GOAL
Retype exactly the lines from the first one through the line with "const brokenAxisEnd = 37.7;", including both ends; skip any pictures.

DATA BLOCK
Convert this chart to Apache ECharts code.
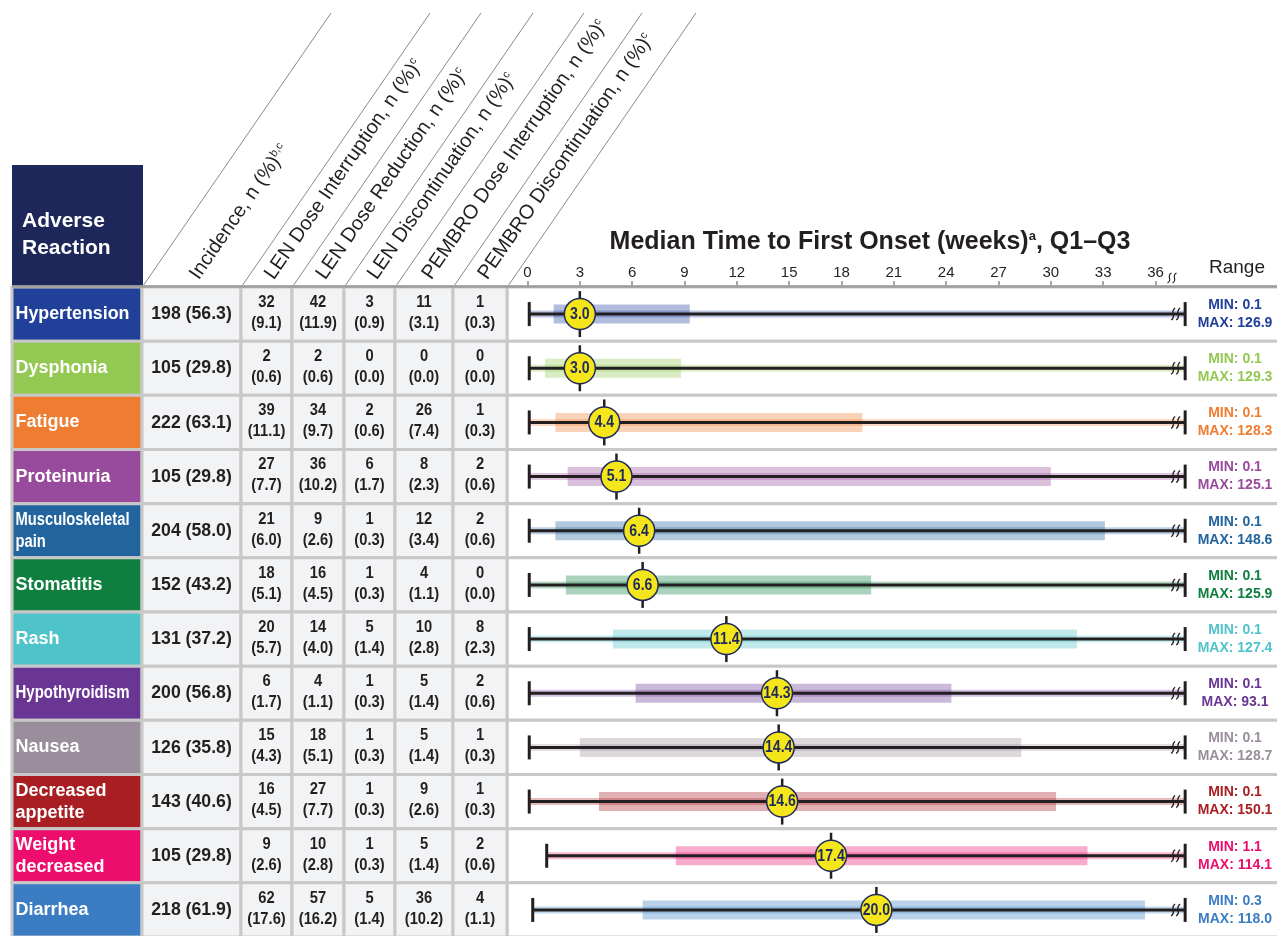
<!DOCTYPE html>
<html><head><meta charset="utf-8">
<script src="https://cdn.jsdelivr.net/npm/echarts@6/dist/echarts.min.js"></script>
<style>html,body{margin:0;padding:0;background:#fff}#c{width:1277px;height:936px}</style>
</head><body><div id="c"></div>
<script>
// ---------------- DATA ----------------
const categories = ['Hypertension','Dysphonia','Fatigue','Proteinuria','Musculoskeletal\npain','Stomatitis','Rash','Hypothyroidism','Nausea','Decreased\nappetite','Weight\ndecreased','Diarrhea'];
const incidenceN = [198,105,222,105,204,152,131,200,126,143,105,218];
const incidencePct = [56.3,29.8,63.1,29.8,58.0,43.2,37.2,56.8,35.8,40.6,29.8,61.9];
const lenInterruptN = [32,2,39,27,21,18,20,6,15,16,9,62];
const lenInterruptPct = [9.1,0.6,11.1,7.7,6.0,5.1,5.7,1.7,4.3,4.5,2.6,17.6];
const lenReductionN = [42,2,34,36,9,16,14,4,18,27,10,57];
const lenReductionPct = [11.9,0.6,9.7,10.2,2.6,4.5,4.0,1.1,5.1,7.7,2.8,16.2];
const lenDiscN = [3,0,2,6,1,1,5,1,1,1,1,5];
const lenDiscPct = [0.9,0.0,0.6,1.7,0.3,0.3,1.4,0.3,0.3,0.3,0.3,1.4];
const pembroInterruptN = [11,0,26,8,12,4,10,5,5,9,5,36];
const pembroInterruptPct = [3.1,0.0,7.4,2.3,3.4,1.1,2.8,1.4,1.4,2.6,1.4,10.2];
const pembroDiscN = [1,0,1,2,2,0,8,2,1,1,2,4];
const pembroDiscPct = [0.3,0.0,0.3,0.6,0.6,0.0,2.3,0.6,0.3,0.3,0.6,1.1];
const medianWeeks = [3.0,3.0,4.4,5.1,6.4,6.6,11.4,14.3,14.4,14.6,17.4,20.0];
const q1Weeks = [1.5,1.0,1.6,2.3,1.6,2.2,4.9,6.2,3.0,4.1,8.5,6.6];
const q3Weeks = [9.3,8.8,19.2,30.0,33.1,19.7,31.5,24.3,28.3,30.3,32.1,35.4];
const rangeMin = [0.1,0.1,0.1,0.1,0.1,0.1,0.1,0.1,0.1,0.1,1.1,0.3];
const rangeMax = [126.9,129.3,128.3,125.1,148.6,125.9,127.4,93.1,128.7,150.1,114.1,118.0];
const columnHeaders = ['Incidence, n (%)','LEN Dose Interruption, n (%)','LEN Dose Reduction, n (%)','LEN Discontinuation, n (%)','PEMBRO Dose Interruption, n (%)','PEMBRO Discontinuation, n (%)'];
const columnHeaderNotes = ['b,c','c','c','c','c','c'];
const axisMaxWeeks = 36;
const axisStepWeeks = 3;
const brokenAxisEnd = 37.7; // position on the broken axis where the range (max) is drawn

// ---------------- STYLE / LAYOUT ----------------
const FONT = "'Liberation Sans', Arial, Helvetica, sans-serif";
const rowColors = ['#21409a','#93c852','#ef7d31','#984a9c','#21649e','#0e7f3e','#4fc3ca','#6a3694','#9a8e9c','#a81e22','#ec0d6d','#3a7dc3'];
const COLS = [12, 142, 241, 292, 344, 395, 453, 507];
const INK = '#231f20';
const NAVY = '#1f2a5c';

const mctx = document.createElement('canvas').getContext('2d');
function fitScale(text, font, maxW) {
  mctx.font = font;
  const w = Math.max(...text.split('\n').map(s => mctx.measureText(s).width));
  return Math.min(1, maxW / w);
}
function rgba(hex, a) {
  const n = parseInt(hex.slice(1), 16);
  return `rgba(${(n >> 16) & 255},${(n >> 8) & 255},${n & 255},${a})`;
}
function txt(x, y, text, o) {
  return Object.assign({ type: 'text', x: x, y: y, style: Object.assign({
    text: text, fill: INK, fontFamily: FONT, align: 'center', verticalAlign: 'middle',
    textAlign: 'center', textVerticalAlign: 'middle'
  }, o.style || {}) }, o.el || {});
}

const cellCols = [
  [lenInterruptN, lenInterruptPct],
  [lenReductionN, lenReductionPct],
  [lenDiscN, lenDiscPct],
  [pembroInterruptN, pembroInterruptPct],
  [pembroDiscN, pembroDiscPct]
];

function renderTable(params, api) {
  const i = params.dataIndex;
  const cy = api.coord([0, i])[1];
  const band = api.size([0, 1])[1];
  const top = cy - band / 2;
  const ch = [];
  const border = { stroke: '#c8c8c8', lineWidth: 3 };
  ch.push({ type: 'rect', shape: { x: COLS[7], y: top, width: 1290 - COLS[7], height: band }, style: Object.assign({ fill: '#ffffff' }, border) });
  ch.push({ type: 'rect', shape: { x: COLS[0], y: top, width: COLS[1] - COLS[0], height: band }, style: Object.assign({ fill: rowColors[i] }, border) });
  for (let j = 1; j < 7; j++) {
    ch.push({ type: 'rect', shape: { x: COLS[j], y: top, width: COLS[j + 1] - COLS[j], height: band }, style: Object.assign({ fill: '#f2f3f5' }, border) });
  }
  const lf = `bold 18px ${FONT}`;
  const ls = fitScale(categories[i], lf, 114);
  ch.push(txt(COLS[0] + 3.5, cy, categories[i], {
    style: { fill: '#ffffff', fontSize: 18, fontWeight: 'bold', lineHeight: 22, align: 'left', textAlign: 'left' },
    el: { scaleX: ls }
  }));
  ch.push(txt((COLS[1] + COLS[2]) / 2, cy, `${incidenceN[i]} (${incidencePct[i].toFixed(1)})`, {
    style: { fontSize: 19, fontWeight: 'bold' }, el: { scaleX: 0.93 }
  }));
  cellCols.forEach((c, k) => {
    const j = k + 2;
    ch.push(txt((COLS[j] + COLS[j + 1]) / 2, cy - 1, `${c[0][i]}\n(${c[1][i].toFixed(1)})`, {
      style: { fontSize: 16, fontWeight: 'bold', lineHeight: 21 }, el: { scaleX: 0.92 }
    }));
  });
  ch.push(txt(1235, cy, `MIN: ${rangeMin[i].toFixed(1)}\nMAX: ${rangeMax[i].toFixed(1)}`, {
    style: { fontSize: 14, fontWeight: 'bold', lineHeight: 18, fill: rowColors[i] }
  }));
  return { type: 'group', children: ch };
}

function breakMark(x, cy, h, lw) {
  const out = [];
  for (let k = 0; k < 2; k++) {
    const bx = x + k * 5;
    out.push({ type: 'bezierCurve', shape: {
      x1: bx + 2, y1: cy - h / 2, x2: bx - 2, y2: cy + h / 2,
      cpx1: bx - 4, cpy1: cy - h / 6, cpx2: bx + 4, cpy2: cy + h / 6
    }, style: { stroke: INK, lineWidth: lw, fill: null } });
  }
  return out;
}

function renderRange(params, api) {
  const i = params.dataIndex;
  const cy = api.coord([0, i])[1];
  const band = api.size([0, 1])[1];
  const x0 = api.coord([rangeMin[i], i])[0];
  const xE = api.coord([brokenAxisEnd, i])[0];
  const xq1 = api.coord([q1Weeks[i], i])[0];
  const xq3 = api.coord([q3Weeks[i], i])[0];
  const xm = api.coord([medianWeeks[i], i])[0];
  const col = rowColors[i];
  const ch = [
    { type: 'line', shape: { x1: x0, y1: cy, x2: xE, y2: cy }, style: { stroke: rgba(col, 0.3), lineWidth: 7 } },
    { type: 'rect', shape: { x: xq1, y: cy - 9.5, width: xq3 - xq1, height: 19 }, style: { fill: rgba(col, 0.35) } },
    { type: 'line', shape: { x1: x0, y1: cy, x2: xE, y2: cy }, style: { stroke: INK, lineWidth: 3 } },
    { type: 'line', shape: { x1: x0, y1: cy - 12, x2: x0, y2: cy + 12 }, style: { stroke: INK, lineWidth: 3 } },
    { type: 'line', shape: { x1: xE, y1: cy - 12, x2: xE, y2: cy + 12 }, style: { stroke: INK, lineWidth: 3 } },
    { type: 'line', shape: { x1: xm, y1: cy - 23, x2: xm, y2: cy + 23 }, style: { stroke: INK, lineWidth: 2.5 } }
  ].concat(breakMark(xE - 12, cy, 12, 1.3));
  if (i === 0) {
    const xa = api.coord([axisMaxWeeks, i])[0];
    ch.push.apply(ch, breakMark(xa + 14, cy - band / 2 - 9, 10, 1.1));
  }
  return { type: 'group', children: ch };
}

function renderMedianLabel(params, api) {
  const i = params.dataIndex;
  const p = api.coord([medianWeeks[i], i]);
  return txt(p[0], p[1] + 0.5, medianWeeks[i].toFixed(1), {
    style: { fontSize: 16, fontWeight: 'bold', fill: NAVY }, el: { scaleX: 0.88 }
  });
}

// ---------------- HEADER GRAPHICS ----------------
const ANG = Math.atan2(273, 188);
const graphics = [
  { type: 'rect', shape: { x: 12, y: 165, width: 131, height: 121 }, style: { fill: '#1e2759' } },
  { type: 'text', x: 22, y: 235, style: { text: 'Adverse\nReaction', fill: '#ffffff', fontSize: 21, fontWeight: 'bold', fontFamily: FONT, lineHeight: 27, align: 'left', verticalAlign: 'middle' } },
  { type: 'text', x: 870, y: 242, style: {
      text: 'Median Time to First Onset (weeks){sup|a}, Q1–Q3', fill: INK, fontSize: 25, fontWeight: 'bold', fontFamily: FONT,
      align: 'center', verticalAlign: 'middle',
      rich: { sup: { fontSize: 13, fontWeight: 'bold', fontFamily: FONT, fill: INK, verticalAlign: 'top' } } } },
  { type: 'text', x: 1237, y: 268, style: { text: 'Range', fill: INK, fontSize: 19, fontFamily: FONT, align: 'center', verticalAlign: 'middle' } }
];
for (let j = 1; j < COLS.length; j++) {
  graphics.push({ type: 'line', shape: { x1: COLS[j] + 1, y1: 286, x2: COLS[j] + 189, y2: 13 }, style: { stroke: '#8a8a8a', lineWidth: 1 } });
}
columnHeaders.forEach((h, k) => {
  const j = k + 1;
  graphics.push({ type: 'text', x: (COLS[j] + COLS[j + 1]) / 2 + 11, y: 283, rotation: ANG, style: {
    text: `${h}{sup|${columnHeaderNotes[k]}}`, fill: INK, fontSize: 20, fontFamily: FONT, align: 'left', verticalAlign: 'bottom',
    rich: { sup: { fontSize: 11, fontFamily: FONT, fill: INK, verticalAlign: 'top' } } } });
});
graphics.push({ type: 'line', z: 100, shape: { x1: 12, y1: 286.5, x2: 1277, y2: 286.5 }, style: { stroke: '#9d9d9d', lineWidth: 2.5 } });

// ---------------- CHART ----------------
const chart = echarts.init(document.getElementById('c'), null, { renderer: 'canvas' });
const rowData = categories.map((c, i) => [0, i]);
chart.setOption({
  animation: false,
  grid: { left: 527.5, top: 287, width: 628, height: 650, containLabel: false, outerBoundsMode: 'none' },
  xAxis: {
    type: 'value', position: 'top', min: 0, max: axisMaxWeeks, interval: axisStepWeeks,
    axisLine: { show: false },
    axisTick: { show: true, length: 6, lineStyle: { color: '#8c8c8c', width: 1.5 } },
    axisLabel: { fontSize: 15, color: INK, margin: 7, fontFamily: FONT },
    splitLine: { show: false }
  },
  yAxis: { type: 'category', data: categories, inverse: true, show: false },
  graphic: graphics,
  series: [
    { type: 'custom', name: 'table', data: rowData, renderItem: renderTable, clip: false, silent: true, z: 1 },
    { type: 'custom', name: 'range', data: rowData, renderItem: renderRange, clip: false, silent: true, z: 2 },
    { type: 'scatter', name: 'median', data: medianWeeks.map((m, i) => [m, i]), symbol: 'circle', symbolSize: 31, silent: true, z: 3,
      itemStyle: { color: '#f4e61a', borderColor: NAVY, borderWidth: 1.5, opacity: 1 }, label: { show: false } },
    { type: 'custom', name: 'medianLabel', data: medianWeeks.map((m, i) => [m, i]), renderItem: renderMedianLabel, clip: false, silent: true, z: 4 }
  ]
});
</script>
</body></html>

FINAL RESULT
Convert this chart to Apache ECharts code.
<!DOCTYPE html>
<html><head><meta charset="utf-8">
<script src="https://cdn.jsdelivr.net/npm/echarts@6/dist/echarts.min.js"></script>
<style>html,body{margin:0;padding:0;background:#fff}#c{width:1277px;height:936px}</style>
</head><body><div id="c"></div>
<script>
// ---------------- DATA ----------------
const categories = ['Hypertension','Dysphonia','Fatigue','Proteinuria','Musculoskeletal\npain','Stomatitis','Rash','Hypothyroidism','Nausea','Decreased\nappetite','Weight\ndecreased','Diarrhea'];
const incidenceN = [198,105,222,105,204,152,131,200,126,143,105,218];
const incidencePct = [56.3,29.8,63.1,29.8,58.0,43.2,37.2,56.8,35.8,40.6,29.8,61.9];
const lenInterruptN = [32,2,39,27,21,18,20,6,15,16,9,62];
const lenInterruptPct = [9.1,0.6,11.1,7.7,6.0,5.1,5.7,1.7,4.3,4.5,2.6,17.6];
const lenReductionN = [42,2,34,36,9,16,14,4,18,27,10,57];
const lenReductionPct = [11.9,0.6,9.7,10.2,2.6,4.5,4.0,1.1,5.1,7.7,2.8,16.2];
const lenDiscN = [3,0,2,6,1,1,5,1,1,1,1,5];
const lenDiscPct = [0.9,0.0,0.6,1.7,0.3,0.3,1.4,0.3,0.3,0.3,0.3,1.4];
const pembroInterruptN = [11,0,26,8,12,4,10,5,5,9,5,36];
const pembroInterruptPct = [3.1,0.0,7.4,2.3,3.4,1.1,2.8,1.4,1.4,2.6,1.4,10.2];
const pembroDiscN = [1,0,1,2,2,0,8,2,1,1,2,4];
const pembroDiscPct = [0.3,0.0,0.3,0.6,0.6,0.0,2.3,0.6,0.3,0.3,0.6,1.1];
const medianWeeks = [3.0,3.0,4.4,5.1,6.4,6.6,11.4,14.3,14.4,14.6,17.4,20.0];
const q1Weeks = [1.5,1.0,1.6,2.3,1.6,2.2,4.9,6.2,3.0,4.1,8.5,6.6];
const q3Weeks = [9.3,8.8,19.2,30.0,33.1,19.7,31.5,24.3,28.3,30.3,32.1,35.4];
const rangeMin = [0.1,0.1,0.1,0.1,0.1,0.1,0.1,0.1,0.1,0.1,1.1,0.3];
const rangeMax = [126.9,129.3,128.3,125.1,148.6,125.9,127.4,93.1,128.7,150.1,114.1,118.0];
const columnHeaders = ['Incidence, n (%)','LEN Dose Interruption, n (%)','LEN Dose Reduction, n (%)','LEN Discontinuation, n (%)','PEMBRO Dose Interruption, n (%)','PEMBRO Discontinuation, n (%)'];
const columnHeaderNotes = ['b,c','c','c','c','c','c'];
const axisMaxWeeks = 36;
const axisStepWeeks = 3;
const brokenAxisEnd = 37.7; // position on the broken axis where the range (max) is drawn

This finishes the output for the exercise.